** To be done **
Quote the listing below in full and exactly as written, but omit every picture.

─── Excerpted data

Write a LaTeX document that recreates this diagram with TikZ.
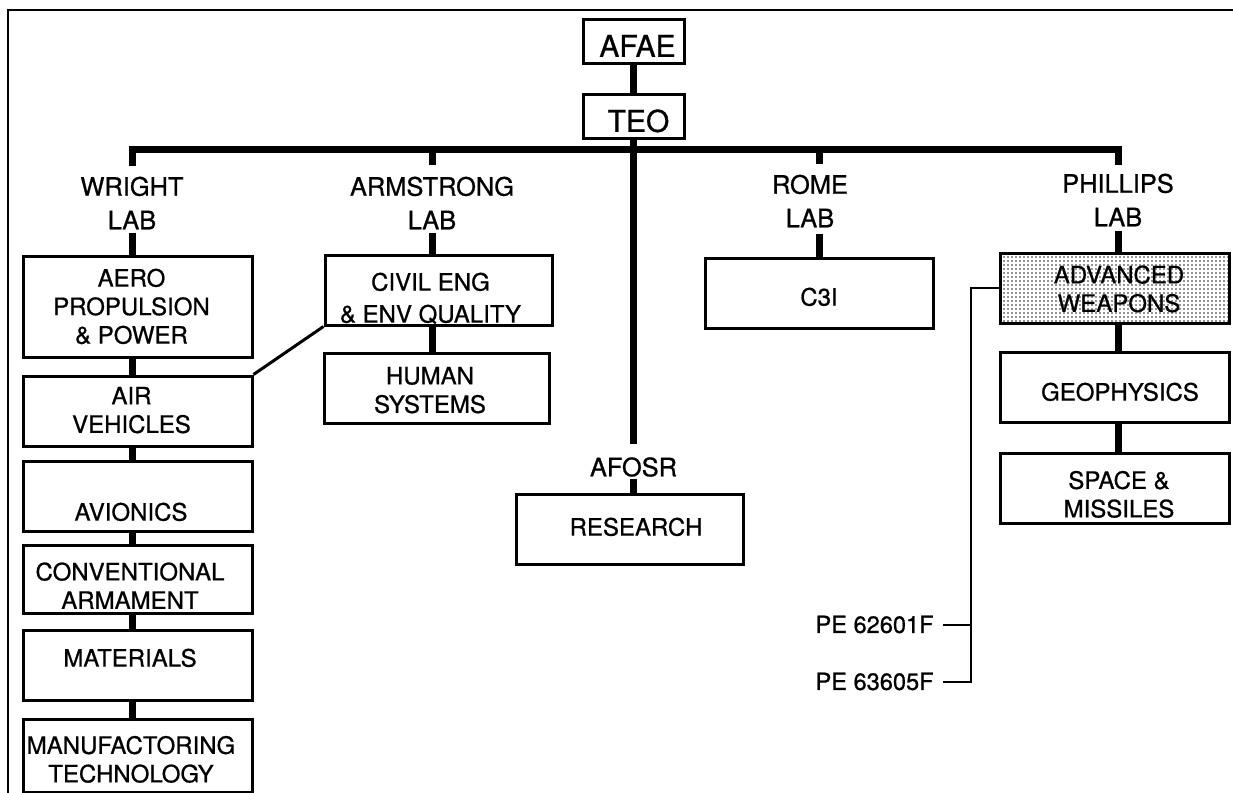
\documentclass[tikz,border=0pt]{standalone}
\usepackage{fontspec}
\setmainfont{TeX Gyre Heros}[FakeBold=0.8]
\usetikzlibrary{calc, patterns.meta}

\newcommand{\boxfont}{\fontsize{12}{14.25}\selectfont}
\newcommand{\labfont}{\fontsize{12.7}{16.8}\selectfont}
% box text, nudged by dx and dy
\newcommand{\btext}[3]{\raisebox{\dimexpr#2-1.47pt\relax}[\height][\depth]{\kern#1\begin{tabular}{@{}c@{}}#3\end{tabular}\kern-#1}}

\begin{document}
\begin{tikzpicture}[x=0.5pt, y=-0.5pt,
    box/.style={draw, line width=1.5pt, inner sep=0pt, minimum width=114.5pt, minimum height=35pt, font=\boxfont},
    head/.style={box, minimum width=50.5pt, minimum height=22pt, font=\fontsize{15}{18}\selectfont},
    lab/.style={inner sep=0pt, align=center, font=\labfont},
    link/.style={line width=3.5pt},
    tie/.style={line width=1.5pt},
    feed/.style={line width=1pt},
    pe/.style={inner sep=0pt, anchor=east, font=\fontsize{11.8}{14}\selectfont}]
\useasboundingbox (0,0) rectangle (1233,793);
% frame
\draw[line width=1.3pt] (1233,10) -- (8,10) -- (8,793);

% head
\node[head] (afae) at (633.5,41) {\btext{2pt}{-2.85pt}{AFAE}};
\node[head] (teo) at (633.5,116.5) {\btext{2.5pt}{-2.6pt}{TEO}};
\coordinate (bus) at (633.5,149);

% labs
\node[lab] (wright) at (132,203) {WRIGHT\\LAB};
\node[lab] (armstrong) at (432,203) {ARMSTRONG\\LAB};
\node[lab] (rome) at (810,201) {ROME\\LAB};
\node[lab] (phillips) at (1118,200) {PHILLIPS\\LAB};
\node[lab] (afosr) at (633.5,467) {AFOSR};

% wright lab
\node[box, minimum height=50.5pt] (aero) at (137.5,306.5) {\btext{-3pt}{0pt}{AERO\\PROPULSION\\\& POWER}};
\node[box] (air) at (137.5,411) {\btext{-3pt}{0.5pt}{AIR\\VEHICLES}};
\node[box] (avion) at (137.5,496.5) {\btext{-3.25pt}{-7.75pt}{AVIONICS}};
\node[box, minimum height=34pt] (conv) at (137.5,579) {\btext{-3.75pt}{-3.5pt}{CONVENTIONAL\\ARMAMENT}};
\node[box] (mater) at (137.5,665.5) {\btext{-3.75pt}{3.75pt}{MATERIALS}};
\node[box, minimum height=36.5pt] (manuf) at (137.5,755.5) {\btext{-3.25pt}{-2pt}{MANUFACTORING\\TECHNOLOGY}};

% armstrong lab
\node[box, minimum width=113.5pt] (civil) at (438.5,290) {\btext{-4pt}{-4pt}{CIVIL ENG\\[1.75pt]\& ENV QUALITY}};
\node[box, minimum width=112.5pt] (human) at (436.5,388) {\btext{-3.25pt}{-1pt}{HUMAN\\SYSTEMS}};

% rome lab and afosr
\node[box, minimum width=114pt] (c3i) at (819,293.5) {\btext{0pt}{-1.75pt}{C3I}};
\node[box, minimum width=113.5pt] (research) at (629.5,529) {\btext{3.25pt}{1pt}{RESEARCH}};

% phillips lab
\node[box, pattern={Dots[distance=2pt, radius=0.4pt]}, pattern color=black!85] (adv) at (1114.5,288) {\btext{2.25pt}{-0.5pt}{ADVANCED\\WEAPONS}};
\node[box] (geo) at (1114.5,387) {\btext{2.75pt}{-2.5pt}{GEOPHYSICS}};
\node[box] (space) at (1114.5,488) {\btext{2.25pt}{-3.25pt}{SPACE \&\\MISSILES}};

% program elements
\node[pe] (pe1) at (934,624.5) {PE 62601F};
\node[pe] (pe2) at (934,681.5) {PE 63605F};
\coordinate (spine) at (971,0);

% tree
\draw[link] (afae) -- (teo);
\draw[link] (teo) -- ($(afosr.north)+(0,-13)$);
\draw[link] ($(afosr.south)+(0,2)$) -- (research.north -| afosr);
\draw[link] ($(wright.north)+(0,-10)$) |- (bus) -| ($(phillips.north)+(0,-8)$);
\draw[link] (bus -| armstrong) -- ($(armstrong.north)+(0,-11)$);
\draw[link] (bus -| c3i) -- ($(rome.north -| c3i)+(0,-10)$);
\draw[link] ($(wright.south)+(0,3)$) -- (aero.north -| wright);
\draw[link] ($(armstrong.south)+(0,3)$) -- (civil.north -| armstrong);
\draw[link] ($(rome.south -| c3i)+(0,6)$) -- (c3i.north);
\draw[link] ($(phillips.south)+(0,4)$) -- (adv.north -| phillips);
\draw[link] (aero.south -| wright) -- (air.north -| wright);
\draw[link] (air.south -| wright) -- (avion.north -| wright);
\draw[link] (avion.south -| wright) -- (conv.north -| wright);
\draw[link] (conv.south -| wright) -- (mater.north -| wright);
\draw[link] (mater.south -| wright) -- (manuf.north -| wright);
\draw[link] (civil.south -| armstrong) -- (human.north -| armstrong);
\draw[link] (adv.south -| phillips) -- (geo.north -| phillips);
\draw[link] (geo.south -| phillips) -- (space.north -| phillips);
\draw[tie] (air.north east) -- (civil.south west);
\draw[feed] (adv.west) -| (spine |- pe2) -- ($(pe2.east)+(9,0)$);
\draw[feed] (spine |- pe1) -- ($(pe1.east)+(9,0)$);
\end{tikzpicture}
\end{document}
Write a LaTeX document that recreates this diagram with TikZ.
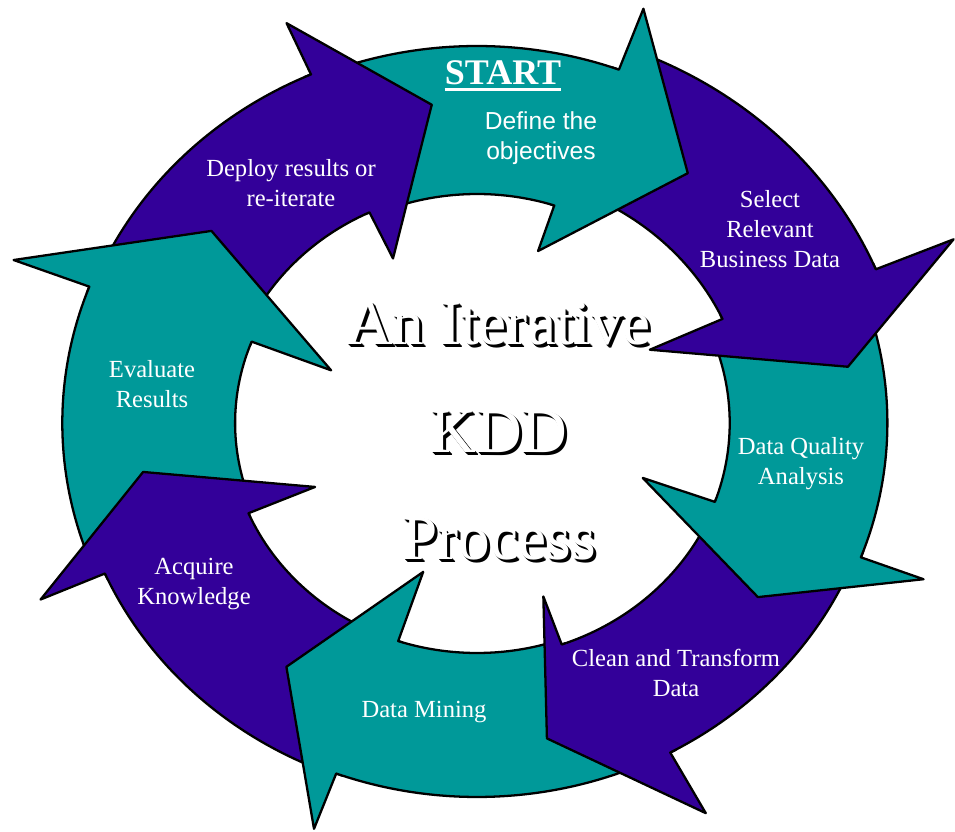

──────

** Result of the task **
Write a LaTeX document that recreates this diagram with TikZ.
\documentclass[tikz,border=0pt]{standalone}
\usepackage{fontspec}
\setmainfont{TeX Gyre Heros}[FakeBold=0.8]
\usetikzlibrary{calc, patterns.meta}

\newcommand{\boxfont}{\fontsize{12}{14.25}\selectfont}
\newcommand{\labfont}{\fontsize{12.7}{16.8}\selectfont}
% box text, nudged by dx and dy
\newcommand{\btext}[3]{\raisebox{\dimexpr#2-1.47pt\relax}[\height][\depth]{\kern#1\begin{tabular}{@{}c@{}}#3\end{tabular}\kern-#1}}

\begin{document}
\begin{tikzpicture}[x=0.5pt, y=-0.5pt,
    box/.style={draw, line width=1.5pt, inner sep=0pt, minimum width=114.5pt, minimum height=35pt, font=\boxfont},
    head/.style={box, minimum width=50.5pt, minimum height=22pt, font=\fontsize{15}{18}\selectfont},
    lab/.style={inner sep=0pt, align=center, font=\labfont},
    link/.style={line width=3.5pt},
    tie/.style={line width=1.5pt},
    feed/.style={line width=1pt},
    pe/.style={inner sep=0pt, anchor=east, font=\fontsize{11.8}{14}\selectfont}]
\useasboundingbox (0,0) rectangle (1233,793);
% frame
\draw[line width=1.3pt] (1233,10) -- (8,10) -- (8,793);

% head
\node[head] (afae) at (633.5,41) {\btext{2pt}{-2.85pt}{AFAE}};
\node[head] (teo) at (633.5,116.5) {\btext{2.5pt}{-2.6pt}{TEO}};
\coordinate (bus) at (633.5,149);

% labs
\node[lab] (wright) at (132,203) {WRIGHT\\LAB};
\node[lab] (armstrong) at (432,203) {ARMSTRONG\\LAB};
\node[lab] (rome) at (810,201) {ROME\\LAB};
\node[lab] (phillips) at (1118,200) {PHILLIPS\\LAB};
\node[lab] (afosr) at (633.5,467) {AFOSR};

% wright lab
\node[box, minimum height=50.5pt] (aero) at (137.5,306.5) {\btext{-3pt}{0pt}{AERO\\PROPULSION\\\& POWER}};
\node[box] (air) at (137.5,411) {\btext{-3pt}{0.5pt}{AIR\\VEHICLES}};
\node[box] (avion) at (137.5,496.5) {\btext{-3.25pt}{-7.75pt}{AVIONICS}};
\node[box, minimum height=34pt] (conv) at (137.5,579) {\btext{-3.75pt}{-3.5pt}{CONVENTIONAL\\ARMAMENT}};
\node[box] (mater) at (137.5,665.5) {\btext{-3.75pt}{3.75pt}{MATERIALS}};
\node[box, minimum height=36.5pt] (manuf) at (137.5,755.5) {\btext{-3.25pt}{-2pt}{MANUFACTORING\\TECHNOLOGY}};

% armstrong lab
\node[box, minimum width=113.5pt] (civil) at (438.5,290) {\btext{-4pt}{-4pt}{CIVIL ENG\\[1.75pt]\& ENV QUALITY}};
\node[box, minimum width=112.5pt] (human) at (436.5,388) {\btext{-3.25pt}{-1pt}{HUMAN\\SYSTEMS}};

% rome lab and afosr
\node[box, minimum width=114pt] (c3i) at (819,293.5) {\btext{0pt}{-1.75pt}{C3I}};
\node[box, minimum width=113.5pt] (research) at (629.5,529) {\btext{3.25pt}{1pt}{RESEARCH}};

% phillips lab
\node[box, pattern={Dots[distance=2pt, radius=0.4pt]}, pattern color=black!85] (adv) at (1114.5,288) {\btext{2.25pt}{-0.5pt}{ADVANCED\\WEAPONS}};
\node[box] (geo) at (1114.5,387) {\btext{2.75pt}{-2.5pt}{GEOPHYSICS}};
\node[box] (space) at (1114.5,488) {\btext{2.25pt}{-3.25pt}{SPACE \&\\MISSILES}};

% program elements
\node[pe] (pe1) at (934,624.5) {PE 62601F};
\node[pe] (pe2) at (934,681.5) {PE 63605F};
\coordinate (spine) at (971,0);

% tree
\draw[link] (afae) -- (teo);
\draw[link] (teo) -- ($(afosr.north)+(0,-13)$);
\draw[link] ($(afosr.south)+(0,2)$) -- (research.north -| afosr);
\draw[link] ($(wright.north)+(0,-10)$) |- (bus) -| ($(phillips.north)+(0,-8)$);
\draw[link] (bus -| armstrong) -- ($(armstrong.north)+(0,-11)$);
\draw[link] (bus -| c3i) -- ($(rome.north -| c3i)+(0,-10)$);
\draw[link] ($(wright.south)+(0,3)$) -- (aero.north -| wright);
\draw[link] ($(armstrong.south)+(0,3)$) -- (civil.north -| armstrong);
\draw[link] ($(rome.south -| c3i)+(0,6)$) -- (c3i.north);
\draw[link] ($(phillips.south)+(0,4)$) -- (adv.north -| phillips);
\draw[link] (aero.south -| wright) -- (air.north -| wright);
\draw[link] (air.south -| wright) -- (avion.north -| wright);
\draw[link] (avion.south -| wright) -- (conv.north -| wright);
\draw[link] (conv.south -| wright) -- (mater.north -| wright);
\draw[link] (mater.south -| wright) -- (manuf.north -| wright);
\draw[link] (civil.south -| armstrong) -- (human.north -| armstrong);
\draw[link] (adv.south -| phillips) -- (geo.north -| phillips);
\draw[link] (geo.south -| phillips) -- (space.north -| phillips);
\draw[tie] (air.north east) -- (civil.south west);
\draw[feed] (adv.west) -| (spine |- pe2) -- ($(pe2.east)+(9,0)$);
\draw[feed] (spine |- pe1) -- ($(pe1.east)+(9,0)$);
\end{tikzpicture}
\end{document}
Write a LaTeX document that recreates this diagram with TikZ.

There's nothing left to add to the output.